37 Cuban migrants land, are detained
BY JENNIFER BABSON
CARD SOUND ROAD -- An unusually large group of Cuban migrants waded to shore along Card Sound Road near Key Largo early Thursday morning -- hours after the U.S. Border Patrol detained a man who is suspected of involvement in migrant smuggling activity.
It's not clear whether the two incidents are linked.
The 37 migrants -- 20 men, 11 women, and six girls -- were drenched and bore mosquito bites, though no major injuries were reported. The group, which included a 6-month-old, told investigators that they left Havana at 8 p.m. Wednesday in a 29-foot, homemade boat fashioned out of sheet metal, Border Patrol spokesman Joe Mellia said.
A witness on the scene said they looked to be in good health, though some appeared to be slightly dehydrated. Most were wearing blue jeans and shorts.

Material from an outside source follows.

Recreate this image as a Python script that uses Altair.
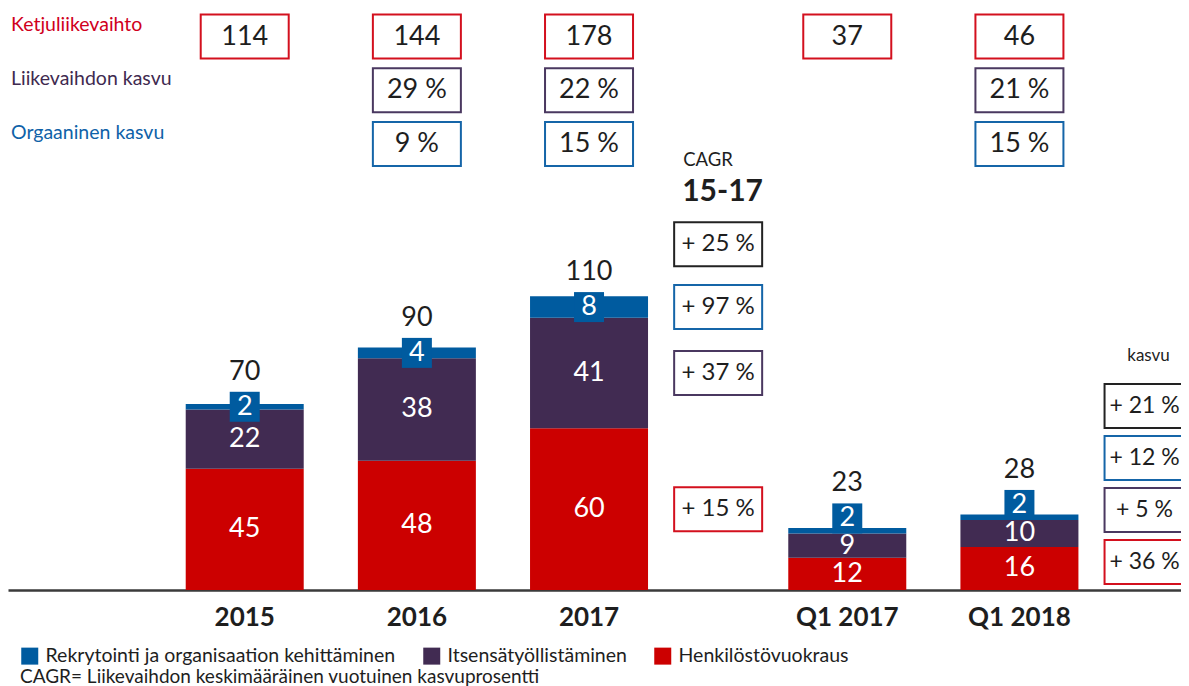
import altair as alt
import pandas as pd

# ---------------- data ----------------
periods = ["2015", "2016", "2017", "Q1 2017", "Q1 2018"]
henkilosto = [45, 48, 60, 12, 16]
itsensa = [22, 38, 41, 9, 10]
rekry = [2, 4, 8, 2, 2]
totals = ["70", "90", "110", "23", "28"]

series_names = ["Henkilöstövuokraus", "Itsensätyöllistäminen",
                "Rekrytointi ja organisaation kehittäminen"]
legend_order = ["Rekrytointi ja organisaation kehittäminen",
                "Itsensätyöllistäminen", "Henkilöstövuokraus"]

header_rows = ["Ketjuliikevaihto", "Liikevaihdon kasvu", "Orgaaninen kasvu"]
ketju = ["114", "144", "178", "37", "46"]
lv_kasvu = ["", "29 %", "22 %", "", "21 %"]
org_kasvu = ["", "9 %", "15 %", "", "15 %"]

cagr_title = "CAGR"
cagr_period = "15-17"
cagr_labels = ["+ 25 %", "+ 97 %", "+ 37 %", "+ 15 %"]   # total, rekry, itsensä, henkilöstö
kasvu_title = "kasvu"
kasvu_labels = ["+ 21 %", "+ 12 %", "+ 5 %", "+ 36 %"]   # total, rekry, itsensä, henkilöstö
footnote = "CAGR= Liikevaihdon keskimääräinen vuotuinen kasvuprosentti"

# ---------------- style ----------------
RED = "#cc0000"
PURPLE = "#412b52"
BLUE = "#005b9f"
DARK = "#1e1e1e"
BOX_RED = "#d3101e"
BOX_PURPLE = "#4a3860"
BOX_BLUE = "#1565a8"
FONT = "Lato"

W, H = 1173, 582
YMAX = 216.0
PXU = H / YMAX

columns = ["2015", "2016", "2017", "_CAGR", "Q1 2017", "Q1 2018", "_kasvu"]
gaps_before = [5, 3, 3, 2, 2, 3, 2]
slots = []
for g, c in zip(gaps_before, columns):
    for _ in range(g):
        slots.append(f"_{len(slots)}")
    slots.append(c)

X = alt.X("slot:N",
          scale=alt.Scale(type="band", domain=slots, paddingInner=0,
                          paddingOuter=0.127, align=0),
          axis=alt.Axis(title=None, ticks=False, labelAngle=0, grid=False,
                        labelExpr="indexof(datum.label, '_') === 0 ? '' : datum.label",
                        domainColor="#3a3a3a", domainWidth=2.5,
                        labelFont=FONT, labelFontWeight="bold", labelFontSize=26,
                        labelColor=DARK, labelPadding=14))
YS = alt.Scale(domain=[0, YMAX], nice=False, zero=True)

# ---------------- tables ----------------
seg_rows = []
blue_rows = []
for i, p in enumerate(periods):
    vals = [henkilosto[i], itsensa[i], rekry[i]]
    y0 = 0
    for s, v in zip(series_names, vals):
        seg_rows.append({"slot": p, "series": s, "value": v, "y0": y0, "y1": y0 + v,
                         "mid": y0 + v / 2})
        if s == series_names[2]:
            bc = y0 + 15 / PXU if p.startswith("Q1") else y0 + v / 2
            blue_rows.append({"slot": p, "value": v, "bc": bc, "total": totals[i]})
        y0 += v
seg = pd.DataFrame(seg_rows)
blue = pd.DataFrame(blue_rows)
lower = seg[seg["series"] != series_names[2]]

hdr_rows = []
hdr_cols = [BOX_RED, BOX_PURPLE, BOX_BLUE]
for r, vals in zip(header_rows, [ketju, lv_kasvu, org_kasvu]):
    for p, v in zip(periods, vals):
        if v:
            hdr_rows.append({"slot": p, "row": r, "text": v,
                             "col": hdr_cols[header_rows.index(r)]})
hdr = pd.DataFrame(hdr_rows)
row_lab = pd.DataFrame({"row": header_rows,
                        "col": ["#d0001c", "#3f2a50", "#0f62a8"]})

s17 = seg[seg["slot"] == "2017"].set_index("series")
tot17 = s17["y1"].max()
cagr = pd.DataFrame({
    "slot": "_CAGR",
    "text": cagr_labels,
    "y": [tot17 + 52 / PXU, s17.loc[series_names[2], "mid"],
          s17.loc[series_names[1], "mid"], s17.loc[series_names[0], "mid"]],
    "col": ["#222222", BOX_BLUE, BOX_PURPLE, BOX_RED],
})
kasvu_keys = ["Yhteensä", series_names[2], series_names[1], series_names[0]]
kasvu = pd.DataFrame({"slot": "_kasvu", "key": kasvu_keys, "text": kasvu_labels,
                      "col": ["#222222", BOX_BLUE, BOX_PURPLE, BOX_RED]})

RECT = "M-1,-0.5L1,-0.5L1,0.5L-1,0.5Z"
HDR_Y = alt.Y("row:N", scale=alt.Scale(type="point", domain=header_rows,
                                       range=[28.5, 136], padding=0), axis=None)
KAS_Y = alt.Y("key:N", scale=alt.Scale(type="point", domain=kasvu_keys,
                                       range=[398, 554], padding=0), axis=None)

# ---------------- layers ----------------
bars = alt.Chart(seg).mark_bar(width=118).encode(
    x=X,
    y=alt.Y("y1:Q", scale=YS, axis=None),
    y2="y0:Q",
    color=alt.Color("series:N",
                    scale=alt.Scale(domain=legend_order, range=[BLUE, PURPLE, RED]),
                    legend=alt.Legend(orient="none", legendX=12, legendY=638,
                                      direction="horizontal", title=None,
                                      symbolType="square", symbolSize=289,
                                      symbolStrokeWidth=0, symbolOpacity=1,
                                      labelFont=FONT, labelFontSize=19.5,
                                      labelColor=DARK, columnPadding=26,
                                      labelOffset=6, padding=0, labelLimit=0)),
)

seg_text = alt.Chart(lower).mark_text(font=FONT, fontSize=27, color="white",
                                      baseline="middle").encode(
    x=X, y=alt.Y("mid:Q", scale=YS, axis=None), text="value:Q")

blue_box = alt.Chart(blue).mark_square(size=900, color=BLUE, opacity=1).encode(
    x=X, y=alt.Y("bc:Q", scale=YS, axis=None))
blue_text = alt.Chart(blue).mark_text(font=FONT, fontSize=27, color="white",
                                      baseline="middle").encode(
    x=X, y=alt.Y("bc:Q", scale=YS, axis=None), text="value:Q")
total_text = alt.Chart(blue).mark_text(font=FONT, fontSize=27, color=DARK,
                                       baseline="alphabetic", dy=-27).encode(
    x=X, y=alt.Y("bc:Q", scale=YS, axis=None), text="total:N")

hdr_box = alt.Chart(hdr).mark_point(shape=RECT, size=88 ** 2, filled=False,
                                    strokeWidth=2, opacity=1).encode(
    x=X, y=HDR_Y, stroke=alt.Stroke("col:N", scale=None))
hdr_text = alt.Chart(hdr).mark_text(font=FONT, fontSize=27, color=DARK,
                                    baseline="middle").encode(
    x=X, y=HDR_Y, text="text:N")
row_text = alt.Chart(row_lab).mark_text(font=FONT, fontSize=19.5, align="left",
                                        baseline="alphabetic", dy=-5.5).encode(
    x=alt.value(3), y=HDR_Y, text="row:N", fill=alt.Fill("col:N", scale=None))

cagr_head = alt.Chart(pd.DataFrame({"slot": ["_CAGR"], "t": [cagr_title]})).mark_text(
    font=FONT, fontSize=18.5, color=DARK, align="left", baseline="middle", dx=-35).encode(
    x=X, y=alt.value(152), text="t:N")
cagr_head2 = alt.Chart(pd.DataFrame({"slot": ["_CAGR"], "t": [cagr_period]})).mark_text(
    font=FONT, fontSize=30, fontWeight="bold", color=DARK, align="left",
    baseline="middle", dx=-36).encode(
    x=X, y=alt.value(184), text="t:N")
cagr_box = alt.Chart(cagr).mark_point(shape=RECT, size=88 ** 2, filled=False,
                                      strokeWidth=2, opacity=1).encode(
    x=X, y=alt.Y("y:Q", scale=YS, axis=None), stroke=alt.Stroke("col:N", scale=None))
cagr_text = alt.Chart(cagr).mark_text(font=FONT, fontSize=24, color=DARK,
                                      baseline="middle").encode(
    x=X, y=alt.Y("y:Q", scale=YS, axis=None), text="text:N")

kasvu_head = alt.Chart(pd.DataFrame({"slot": ["_kasvu"], "t": [kasvu_title]})).mark_text(
    font=FONT, fontSize=17, color=DARK, baseline="middle").encode(
    x=X, y=alt.value(348), text="t:N")
kasvu_box = alt.Chart(kasvu).mark_point(shape=RECT, size=88 ** 2, filled=False,
                                        strokeWidth=2, opacity=1).encode(
    x=X, y=KAS_Y, stroke=alt.Stroke("col:N", scale=None))
kasvu_text = alt.Chart(kasvu).mark_text(font=FONT, fontSize=23, color=DARK,
                                        baseline="middle", dx=-4).encode(
    x=X, y=KAS_Y, text="text:N")

foot = alt.Chart(pd.DataFrame({"t": [footnote]})).mark_text(
    font=FONT, fontSize=19, color=DARK, align="left", baseline="middle").encode(
    x=alt.value(12), y=alt.value(669), text="t:N")

chart = alt.layer(
    bars, seg_text, blue_box, blue_text, total_text,
    hdr_box, hdr_text, row_text,
    cagr_head, cagr_head2, cagr_box, cagr_text,
    kasvu_head, kasvu_box, kasvu_text, foot,
).resolve_scale(y="independent").properties(
    width=W, height=H, autosize="none",
    padding={"left": 0, "top": 0, "right": 0, "bottom": 96},
).configure_view(stroke="transparent", strokeWidth=0)

chart.save("out.html", embed_options={"renderer": "svg", "actions": False})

The migrants were taken to the Border Patrol's Pembroke Pines station and then to the Krome detention center for processing.

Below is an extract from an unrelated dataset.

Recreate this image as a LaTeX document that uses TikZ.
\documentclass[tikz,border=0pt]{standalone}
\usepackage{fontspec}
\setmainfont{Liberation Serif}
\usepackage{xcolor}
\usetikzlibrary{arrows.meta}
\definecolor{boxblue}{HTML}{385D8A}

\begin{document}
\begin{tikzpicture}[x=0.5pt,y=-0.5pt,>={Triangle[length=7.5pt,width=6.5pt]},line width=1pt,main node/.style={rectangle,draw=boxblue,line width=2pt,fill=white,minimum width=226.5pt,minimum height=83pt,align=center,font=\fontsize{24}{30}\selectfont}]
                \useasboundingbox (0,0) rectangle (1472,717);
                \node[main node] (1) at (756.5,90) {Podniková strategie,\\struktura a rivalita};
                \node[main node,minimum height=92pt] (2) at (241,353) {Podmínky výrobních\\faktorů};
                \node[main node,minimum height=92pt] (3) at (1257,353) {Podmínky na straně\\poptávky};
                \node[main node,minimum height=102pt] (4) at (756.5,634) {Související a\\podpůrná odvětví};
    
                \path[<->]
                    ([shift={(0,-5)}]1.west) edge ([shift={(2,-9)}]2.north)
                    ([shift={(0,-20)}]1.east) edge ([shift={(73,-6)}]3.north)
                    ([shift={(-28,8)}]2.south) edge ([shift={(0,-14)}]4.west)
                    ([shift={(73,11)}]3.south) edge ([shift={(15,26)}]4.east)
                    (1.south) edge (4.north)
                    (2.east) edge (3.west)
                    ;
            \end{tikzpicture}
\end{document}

Though the group claimed their boat sank off the Keys, investigators
believe they were smuggled in by speedboat -- an almost daily occurrence
during the summer
months when smooth seas make for an easier and faster ride.
"The usual size of groups that we've apprehended in the past is between 25 and 30 people; 37 is above the norm,'' Mellia said. ``This is our busy season, June, July, and August, as far as smugglers and apprehensions go.''
The suspected smuggler was intercepted by a U.S. Coast Guard cutter
Wednesday afternoon, after the ``go-fast'' boat in which he was riding
with another man was
spotted by a Coast Guard aircraft about three miles from Anguila
Cay in the Bahamas, Coast Guard spokesman Jamie Frederick said.
Coast Guard officers later found 13 life jackets and several empty
fuel tanks aboard the boat, which was towed to Islamorada, Frederick said.
Border Patrol agents
arrested one of the men -- a Cuban national whose name is not
being released -- for being in the United States illegally, after they
discovered he had allegedly lied to the Coast Guard about his immigration
status. The man intercepted along with him was released.
Organized Cuba-to-U.S. smuggling runs have become big business in the Florida Keys, netting as much as $8,000 per head for a trip that usually takes anywhere from four to seven hours. Investigators say the smugglers typically live in South Florida, are often recent migrants or Cuban Americans, and prefer to pick up their cargo under cover of darkness. Sometimes they rendezvous with a refueling boat in order to make more room on the smuggling vessel for migrant passengers.
Since Oct. 1, the Border Patrol has apprehended 1,757 Cuban migrants -- almost as many as the 1,820 the agency logged the previous year. Roughly 95 percent of this year's migrants are believed to have been smuggled.
In March, a federal "rapid response team'' was formed to probe deaths stemming from migrant smuggling in South Florida -- including at least five Cubans believed to have perished on smuggling boats.